Les vestiges qui relèvent des temps quaternaires ne sont pas uniquement des matériaux confusément accumulés çà et là par des eaux violentes et désordonnées. Avec un peu d’attention, il devient facile de les distribuer en plusieurs catégories, et chacune de ces catégories dépend d’une cause génératrice déterminée et spéciale. Il ne saurait donc être question d’un phénomène unique, encore moins d’un cataclysme ayant pour caractère l’universalité. Expliquons notre pensée : à côté des blocs erratiques, anguleux et certainement transportés, d’autres formations moins énigmatiques viennent également se ranger dans le quaternaire, dont elles font incontestablement partie. Ce sont en premier lieu des boues, des binons, des sédimens mêlés ou dépourvus de gravier, empâtant des débris, les uns usés ou polis, les autres anguleux, qui plus tard ont reçu les divers noms de boulder-clay, limon gris, limon rouge, drift, lehm, etc., tantôt épars, sans cohésion ni stratification, mais, ailleurs et sur d’autres points, pouvant revêtir l’aspect d’assises puissantes, régulièrement stratifiées, riches en mollusques et en ossemens caractéristiques de grands animaux.

Ce sont aussi de vastes tourbières ou, comme à Utznach et à Durnten, en Suisse, de vrais lits de combustible lentement accumulés, dans un calme profond, à l’abri de plusieurs générations d’arbres forestiers se remplaçant peu à peu.

Ce sont encore des tufs, c’est-à-dire des concrétions formées sous l’influence des eaux jaillissantes, ruisselant sur le sol avec une abondance extrême, déposant le calcaire dissous et moulant une foule d’objets mis à leur portée avec une fidélité et un fini qui supposent la plus parfaite tranquillité extérieure.

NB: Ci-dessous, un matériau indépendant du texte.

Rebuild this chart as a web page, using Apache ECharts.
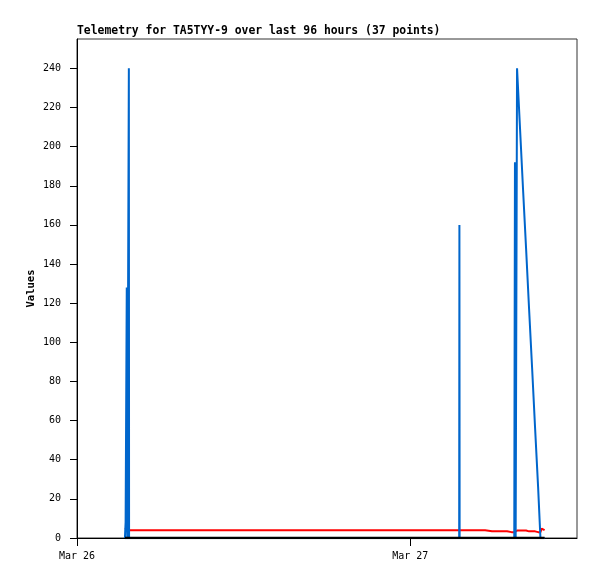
<!DOCTYPE html>
<html>
<head>
<meta charset="utf-8">
<title>Telemetry</title>
<script src="https://cdn.jsdelivr.net/npm/echarts@6/dist/echarts.min.js"></script>
<style>
  html, body { margin: 0; padding: 0; background: #fff; }
  #chart { width: 597px; height: 579px; }
</style>
</head>
<body>
<div id="chart"></div>
<script>
// sample times (37 points)
const times = [
  '2024-03-26 03:27', '2024-03-26 03:30', '2024-03-26 03:35', '2024-03-26 03:37',
  '2024-03-26 03:44', '2024-03-26 03:45',
  '2024-03-27 03:31', '2024-03-27 03:32', '2024-03-27 03:33', '2024-03-27 03:39',
  '2024-03-27 03:47', '2024-03-27 04:05', '2024-03-27 04:26', '2024-03-27 04:44',
  '2024-03-27 05:23', '2024-03-27 05:31', '2024-03-27 05:53', '2024-03-27 06:10',
  '2024-03-27 06:27', '2024-03-27 06:44', '2024-03-27 06:58', '2024-03-27 07:06',
  '2024-03-27 07:17', '2024-03-27 07:29', '2024-03-27 07:32', '2024-03-27 07:35',
  '2024-03-27 07:41', '2024-03-27 07:54', '2024-03-27 08:07', '2024-03-27 08:20',
  '2024-03-27 08:33', '2024-03-27 08:46', '2024-03-27 08:59', '2024-03-27 09:12',
  '2024-03-27 09:22', '2024-03-27 09:27', '2024-03-27 09:40'
];
const blueValues = [
  0, 8, 128, 0, 240, 0,
  0, 160, 0, 0, 0, 0, 0, 0, 0, 0, 0, 0, 0, 0, 0, 0, 0, 0,
  192, 0, 240, 209, 178, 148, 117, 87, 56, 26, 0, 0, 0
];
const redValues = [
  5.0, 4.0, 4.0, 4.0, 4.0, 4.0,
  4.0, 4.0, 4.0, 4.8, 4.0, 4.0, 4.0, 4.0, 4.0, 3.5, 3.5, 3.5, 3.5, 3.5, 3.5, 3.0, 3.0, 3.0,
  3.0, 3.5, 3.8, 3.8, 3.8, 3.8, 3.4, 3.4, 3.4, 3.0, 3.0, 4.8, 4.0
];
const blackValues = [
  0, 0, 0, 0, 0, 0,
  0, 0, 0, 0, 0, 0, 0, 0, 0, 0, 0, 0, 0, 0, 0, 0, 0, 0,
  0, 0, 0, 0, 0, 0, 0, 0, 0, 0, 0, 0, 0
];
const yTicks = [0, 20, 40, 60, 80, 100, 120, 140, 160, 180, 200, 220, 240];
const xStart = '2024-03-26 00:00';
const xEnd = '2024-03-27 12:00';
const xTicks = ['2024-03-26 00:00', '2024-03-27 00:00'];
const xTickLabels = ['Mar 26', 'Mar 27'];

const toMs = s => +echarts.time.parse(s);
const xTickMs = xTicks.map(toMs);
const pairs = vals => times.map((t, i) => [toMs(t), vals[i]]);

const font = 'DejaVu Sans Mono';
const chart = echarts.init(document.getElementById('chart'));
chart.setOption({
  animation: false,
  backgroundColor: '#fff',
  title: {
    text: 'Telemetry for TA5TYY-9 over last 96 hours (37 points)',
    left: 77,
    top: 26,
    padding: 0,
    textStyle: { fontFamily: font, fontSize: 11.4, fontWeight: 'bold', color: '#000' }
  },
  grid: {
    left: 77, right: 20, top: 39, bottom: 41,
    show: true, borderColor: '#333', borderWidth: 1, backgroundColor: '#fff'
  },
  xAxis: {
    type: 'value',
    min: toMs(xStart),
    max: toMs(xEnd),
    axisLine: { onZero: false, lineStyle: { color: '#000', width: 1 } },
    axisTick: { show: true, length: 8, customValues: xTickMs, lineStyle: { color: '#000' } },
    axisLabel: {
      customValues: xTickMs,
      margin: 13,
      color: '#000',
      fontFamily: font,
      fontSize: 10,
      formatter: v => xTickLabels[xTickMs.indexOf(v)] || ''
    },
    splitLine: { show: false }
  },
  yAxis: {
    type: 'value',
    min: 0,
    max: 255,
    name: 'Values',
    nameLocation: 'middle',
    nameGap: 40,
    nameMoveOverlap: false,
    nameTextStyle: { fontFamily: font, fontSize: 10.5, fontWeight: 'bold', color: '#000' },
    axisLine: { show: true, onZero: false, lineStyle: { color: '#000', width: 1 } },
    axisTick: { show: true, length: 7, customValues: yTicks, lineStyle: { color: '#000' } },
    axisLabel: { customValues: yTicks, margin: 16, color: '#000', fontFamily: font, fontSize: 10 },
    splitLine: { show: false }
  },
  series: [
    {
      name: 'ch2', type: 'line', data: pairs(redValues), symbol: 'none',
      lineStyle: { color: '#ff0000', width: 2 }
    },
    {
      name: 'ch1', type: 'line', data: pairs(blueValues), symbol: 'none',
      lineStyle: { color: '#0066cc', width: 2 }
    },
    {
      name: 'ch3', type: 'line', data: pairs(blackValues), symbol: 'none',
      lineStyle: { color: '#000000', width: 2.5 }
    }
  ]
});
</script>
</body>
</html>
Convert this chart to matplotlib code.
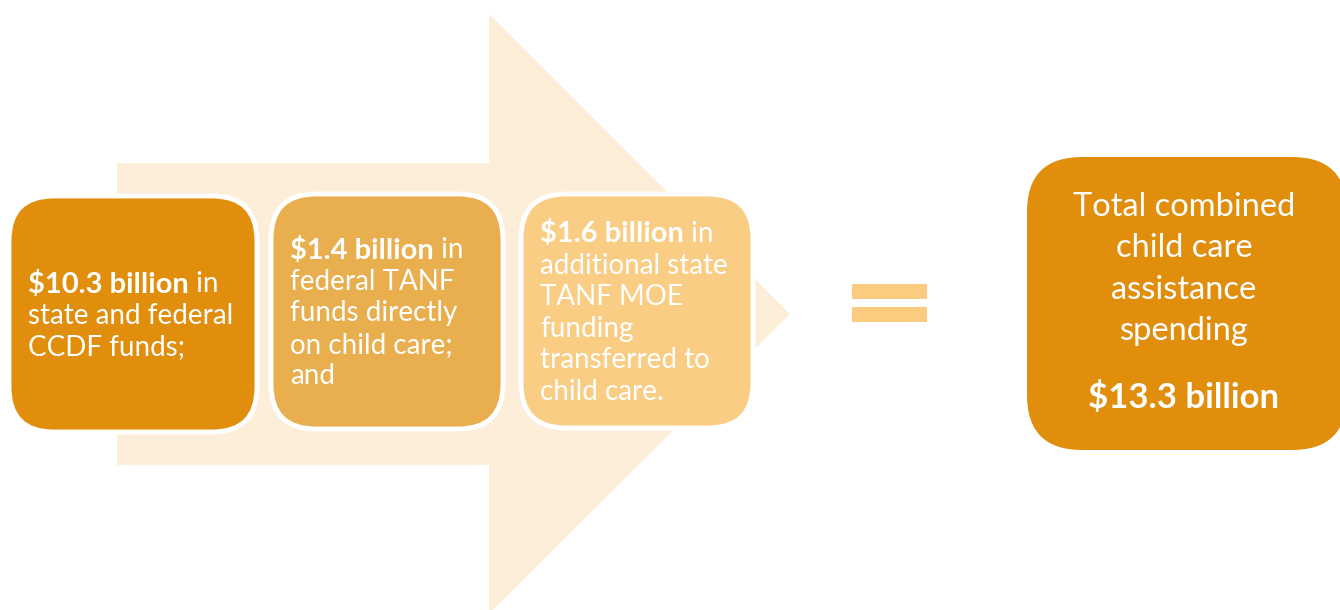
import matplotlib
matplotlib.use("Agg")
import matplotlib.pyplot as plt
from matplotlib.patches import FancyBboxPatch, Polygon, Rectangle

plt.rcParams['font.family'] = ['Lato', 'DejaVu Sans']

# data: three funding sources and the total
amounts = ["$10.3 billion", "$1.4 billion", "$1.6 billion"]
first_tail = [" in", " in", " in"]
rest_lines = [
    ["state and federal", "CCDF funds;"],
    ["federal TANF", "funds directly", "on child care;", "and"],
    ["additional state", "TANF MOE", "funding", "transferred to", "child care."],
]
total_lines = ["Total combined", "child care", "assistance", "spending"]
total_amount = "$13.3 billion"

box_colors = ["#E08E0B", "#E9AE4E", "#FACD85"]
total_color = "#E08E0B"
arrow_color = "#FDEEDA"
eq_color = "#FBCB80"

W, H = 1340, 610
fig = plt.figure(figsize=(W / 100, H / 100), dpi=100)
ax = fig.add_axes([0, 0, 1, 1])
ax.set_xlim(0, W)
ax.set_ylim(H, 0)
ax.axis('off')

# big background arrow
arrow = Polygon([(117, 163), (489, 163), (489, 14), (790, 314),
                 (489, 614), (489, 465), (117, 465)],
                closed=True, facecolor=arrow_color, edgecolor='none')
ax.add_patch(arrow)

# boxes (left, top, right, bottom)
boxes = [(9, 196, 257, 432), (271, 194, 503, 429), (521, 194, 753, 428)]
fs = 20
line_h = 31.5

for i, (x0, y0, x1, y1) in enumerate(boxes):
    p = FancyBboxPatch((x0, y0), x1 - x0, y1 - y0,
                       boxstyle="round,pad=0,rounding_size=45",
                       facecolor=box_colors[i], edgecolor='white', linewidth=3.5)
    ax.add_patch(p)
    n = 1 + len(rest_lines[i])
    cy = (y0 + y1) / 2
    base0 = cy - (n - 1) * line_h / 2 + 10
    tx = x0 + 19
    t = ax.text(tx, base0, amounts[i], color='white', fontsize=21,
                fontweight='bold', va='baseline', ha='left')
    ax.annotate(first_tail[i], xy=(1, 0), xycoords=t, color='white',
                fontsize=fs, va='bottom', ha='left')
    for k, line in enumerate(rest_lines[i]):
        ax.text(tx, base0 + (k + 1) * line_h, line, color='white',
                fontsize=fs, va='baseline', ha='left')

# equals sign
ax.add_patch(Rectangle((852, 284), 75, 15, facecolor=eq_color, edgecolor='none'))
ax.add_patch(Rectangle((852, 307), 75, 15, facecolor=eq_color, edgecolor='none'))

# total box
tb = FancyBboxPatch((1027, 157), 320, 293,
                    boxstyle="round,pad=0,rounding_size=55",
                    facecolor=total_color, edgecolor='none')
ax.add_patch(tb)
tcx = 1184
for k, line in enumerate(total_lines):
    ax.text(tcx, 216 + k * 41.3, line, color='white', fontsize=23.5,
            va='baseline', ha='center')
ax.text(tcx, 408, total_amount, color='white', fontsize=25,
        fontweight='bold', va='baseline', ha='center')

fig.savefig("out.png", dpi=100)
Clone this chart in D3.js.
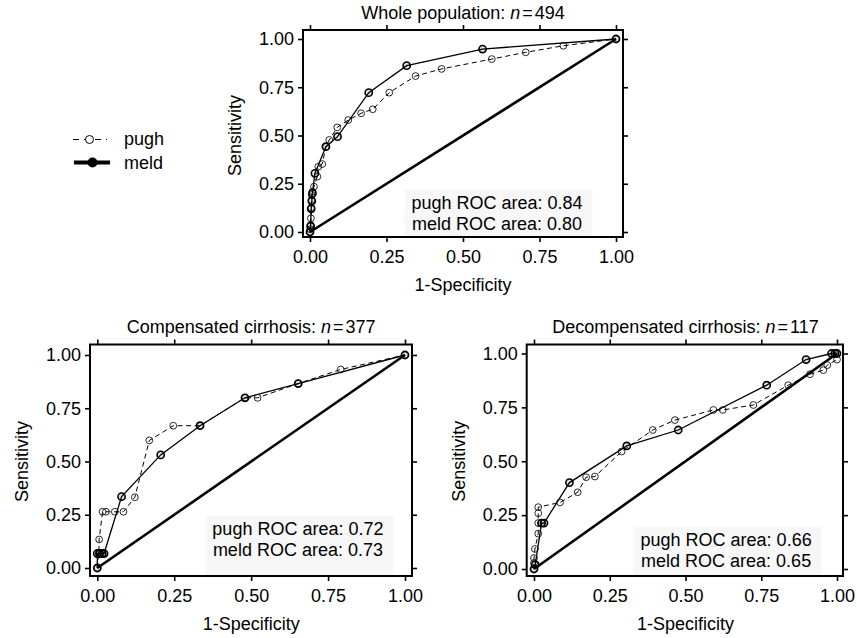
<!DOCTYPE html>
<html><head><meta charset="utf-8">
<script src="https://cdn.jsdelivr.net/npm/d3@7"></script>
<style>
body{margin:0;background:#fff}
svg text{font-family:"Liberation Sans",Arial,Helvetica,sans-serif;fill:#000}
</style>
</head><body><svg id="c" width="857" height="638"></svg>
<script>
// ---------- data ----------
const tickValues = [0, 0.25, 0.5, 0.75, 1];
const tickLabels = ["0.00", "0.25", "0.50", "0.75", "1.00"];
const seriesNames = ["pugh", "meld"];
const panelTitles = ["Whole population: ", "Compensated cirrhosis: ", "Decompensated cirrhosis: "];
const panelN = ["494", "377", "117"];
const pughArea = ["0.84", "0.72", "0.66"];
const meldArea = ["0.80", "0.73", "0.65"];

const wholePughX = [0, 0.001, 0.002, 0.003, 0.004, 0.005, 0.006, 0.008, 0.013, 0.024, 0.027, 0.040, 0.052, 0.063, 0.089, 0.125, 0.167, 0.205, 0.259, 0.345, 0.430, 0.594, 0.705, 0.828, 1];
const wholePughY = [0, 0.014, 0.036, 0.071, 0.126, 0.166, 0.192, 0.209, 0.235, 0.287, 0.338, 0.352, 0.442, 0.477, 0.542, 0.580, 0.615, 0.636, 0.722, 0.808, 0.845, 0.896, 0.931, 0.965, 1];
const wholeMeldX = [0, 0.002, 0.004, 0.006, 0.008, 0.016, 0.052, 0.090, 0.192, 0.316, 0.564, 1];
const wholeMeldY = [0, 0.03, 0.12, 0.16, 0.20, 0.304, 0.442, 0.494, 0.722, 0.862, 0.948, 1];

const compPughX = [0, 0.005, 0.006, 0.017, 0.028, 0.057, 0.085, 0.122, 0.169, 0.247, 0.334, 0.480, 0.521, 0.653, 0.791, 1];
const compPughY = [0, 0.068, 0.134, 0.264, 0.264, 0.264, 0.264, 0.332, 0.599, 0.668, 0.668, 0.799, 0.799, 0.866, 0.932, 1];
const compMeldX = [0, 0, 0.008, 0.016, 0.022, 0.079, 0.206, 0.334, 0.480, 0.653, 1];
const compMeldY = [0, 0.068, 0.068, 0.068, 0.068, 0.335, 0.531, 0.668, 0.799, 0.866, 1];

const decompPughX = [0, 0, 0, 0.003, 0.014, 0.014, 0.014, 0.014, 0.086, 0.144, 0.172, 0.201, 0.289, 0.392, 0.465, 0.592, 0.623, 0.724, 0.839, 0.911, 0.955, 0.968, 1, 1];
const decompPughY = [0, 0.028, 0.051, 0.093, 0.164, 0.213, 0.259, 0.287, 0.309, 0.356, 0.426, 0.429, 0.545, 0.645, 0.691, 0.738, 0.738, 0.761, 0.853, 0.904, 0.923, 0.946, 0.972, 1];
const decompMeldX = [0, 0.004, 0.025, 0.033, 0.117, 0.306, 0.476, 0.768, 0.898, 0.982, 0.993, 1];
const decompMeldY = [0, 0.02, 0.213, 0.213, 0.401, 0.571, 0.645, 0.853, 0.972, 1, 1, 1];

// annotation anchor (data units): centre x, baseline of 2nd line
const annX = [0.611, 0.652, 0.634];
const annY = [0.010, 0.057, 0.010];

// ---------- layout ----------
const panels = [
  {box:[303, 30, 623, 237], xr:[310, 616], yr:[232, 39], px: wholePughX, py: wholePughY, mx: wholeMeldX, my: wholeMeldY},
  {box:[90, 344.5, 412, 576], xr:[97.3, 405], yr:[568, 355], px: compPughX, py: compPughY, mx: compMeldX, my: compMeldY},
  {box:[526.7, 344.5, 843, 576], xr:[534, 837], yr:[569, 353.5], px: decompPughX, py: decompPughY, mx: decompMeldX, my: decompMeldY}
];

const svg = d3.select("#c");
const FS = 18;

panels.forEach((p, i) => {
  const g = svg.append("g");
  const x = d3.scaleLinear().domain([0, 1]).range(p.xr);
  const y = d3.scaleLinear().domain([0, 1]).range(p.yr);
  const [bx0, by0, bx1, by1] = p.box;

  // annotation
  const ag = g.append("g");
  const bg = ag.append("rect").attr("fill", "#f7f7f7");
  const ax = x(annX[i]), ay2 = y(annY[i]), ay1 = ay2 - 21;
  const t1 = ag.append("text").attr("x", ax).attr("y", ay1).attr("text-anchor", "middle")
    .attr("font-size", FS).text(seriesNames[0] + " ROC area: " + pughArea[i]);
  const t2 = ag.append("text").attr("x", ax).attr("y", ay2).attr("text-anchor", "middle")
    .attr("font-size", FS).text(seriesNames[1] + " ROC area: " + meldArea[i]);
  const w = Math.max(t1.node().getComputedTextLength(), t2.node().getComputedTextLength());
  bg.attr("x", ax - w / 2 - 7).attr("y", ay1 - 19).attr("width", w + 17).attr("height", by1 - (ay1 - 19));

  // diagonal
  g.append("line").attr("x1", x(0)).attr("y1", y(0)).attr("x2", x(1)).attr("y2", y(1))
    .attr("stroke", "#000").attr("stroke-width", 2.6);

  const line = d3.line().x(d => x(d[0])).y(d => y(d[1]));
  const pugh = p.px.map((v, k) => [v, p.py[k]]);
  const meld = p.mx.map((v, k) => [v, p.my[k]]);

  g.append("path").datum(pugh).attr("d", line).attr("fill", "none").attr("stroke", "#000")
    .attr("stroke-width", 1).attr("stroke-dasharray", "5,3.5");
  g.append("path").datum(meld).attr("d", line).attr("fill", "none").attr("stroke", "#000")
    .attr("stroke-width", 1.3);

  g.selectAll(".pm").data(pugh).join("circle").attr("cx", d => x(d[0])).attr("cy", d => y(d[1]))
    .attr("r", 3.4).attr("fill", "none").attr("stroke", "#111").attr("stroke-width", 0.9);
  g.selectAll(".mm").data(meld).join("circle").attr("cx", d => x(d[0])).attr("cy", d => y(d[1]))
    .attr("r", 3.6).attr("fill", "rgba(0,0,0,0.12)").attr("stroke", "#000").attr("stroke-width", 1.6);

  // box
  g.append("rect").attr("x", bx0).attr("y", by0).attr("width", bx1 - bx0).attr("height", by1 - by0)
    .attr("fill", "none").attr("stroke", "#000").attr("stroke-width", 2);

  // axes
  const fmt = (d) => tickLabels[tickValues.indexOf(d)];
  const styleAxis = (sel) => {
    sel.select(".domain").remove();
    sel.selectAll(".tick line").attr("stroke", "#000").attr("stroke-width", 1.6);
    sel.selectAll("text").attr("font-size", FS).attr("font-family", null).attr("fill", "#000");
  };
  g.append("g").attr("transform", `translate(${bx0},0)`)
    .call(d3.axisLeft(y).tickValues(tickValues).tickFormat(fmt).tickSize(5).tickPadding(4)).call(styleAxis);
  g.append("g").attr("transform", `translate(${bx1},0)`)
    .call(d3.axisRight(y).tickValues(tickValues).tickFormat("").tickSize(5)).call(styleAxis);
  g.append("g").attr("transform", `translate(0,${by1})`)
    .call(d3.axisBottom(x).tickValues(tickValues).tickFormat(fmt).tickSize(5).tickPadding(8)).call(styleAxis);
  g.append("g").attr("transform", `translate(0,${by0})`)
    .call(d3.axisTop(x).tickValues(tickValues).tickFormat("").tickSize(5)).call(styleAxis);

  // axis titles
  const cx = (p.xr[0] + p.xr[1]) / 2, cy = (p.yr[0] + p.yr[1]) / 2;
  g.append("text").attr("x", cx).attr("y", by1 + 54).attr("text-anchor", "middle")
    .attr("font-size", FS).text("1-Specificity");
  g.append("text").attr("transform", `translate(${bx0 - 62},${cy}) rotate(-90)`).attr("text-anchor", "middle")
    .attr("font-size", FS).text("Sensitivity");

  // title
  const tt = g.append("text").attr("x", cx).attr("y", by0 - 11.5).attr("text-anchor", "middle").attr("font-size", FS);
  tt.append("tspan").text(panelTitles[i]);
  tt.append("tspan").attr("font-style", "italic").text("n");
  tt.append("tspan").attr("dx", 2).text("=");
  tt.append("tspan").attr("dx", 2).text(panelN[i]);
});

// legend
const lg = svg.append("g");
lg.append("line").attr("x1", 73).attr("x2", 107).attr("y1", 139.5).attr("y2", 139.5)
  .attr("stroke", "#000").attr("stroke-width", 1).attr("stroke-dasharray", "6,5");
lg.append("circle").attr("cx", 89.5).attr("cy", 139.5).attr("r", 4).attr("fill", "#fff").attr("stroke", "#000").attr("stroke-width", 1);
lg.append("line").attr("x1", 74).attr("x2", 110).attr("y1", 162.5).attr("y2", 162.5)
  .attr("stroke", "#000").attr("stroke-width", 4);
lg.append("circle").attr("cx", 92.5).attr("cy", 162.5).attr("r", 5).attr("fill", "#000");
lg.append("text").attr("x", 124).attr("y", 145).attr("font-size", FS).text(seriesNames[0]);
lg.append("text").attr("x", 124).attr("y", 168.5).attr("font-size", FS).text(seriesNames[1]);
</script>
</body></html>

Ce sont des cavernes à ossemens, c’est-à-dire des cavités souterraines, que les eaux quaternaires, soit celles des pluies, soit celles des cours d’eau au moment des grandes crues, envahissaient, en y accumulant avec leur limon les débris de tous les animaux charriés par elles. Des infiltrations suintant des parois venaient ensuite consolider ces délaissemens, les durcir, et souvent les recouvrir d’un manteau de stalactites.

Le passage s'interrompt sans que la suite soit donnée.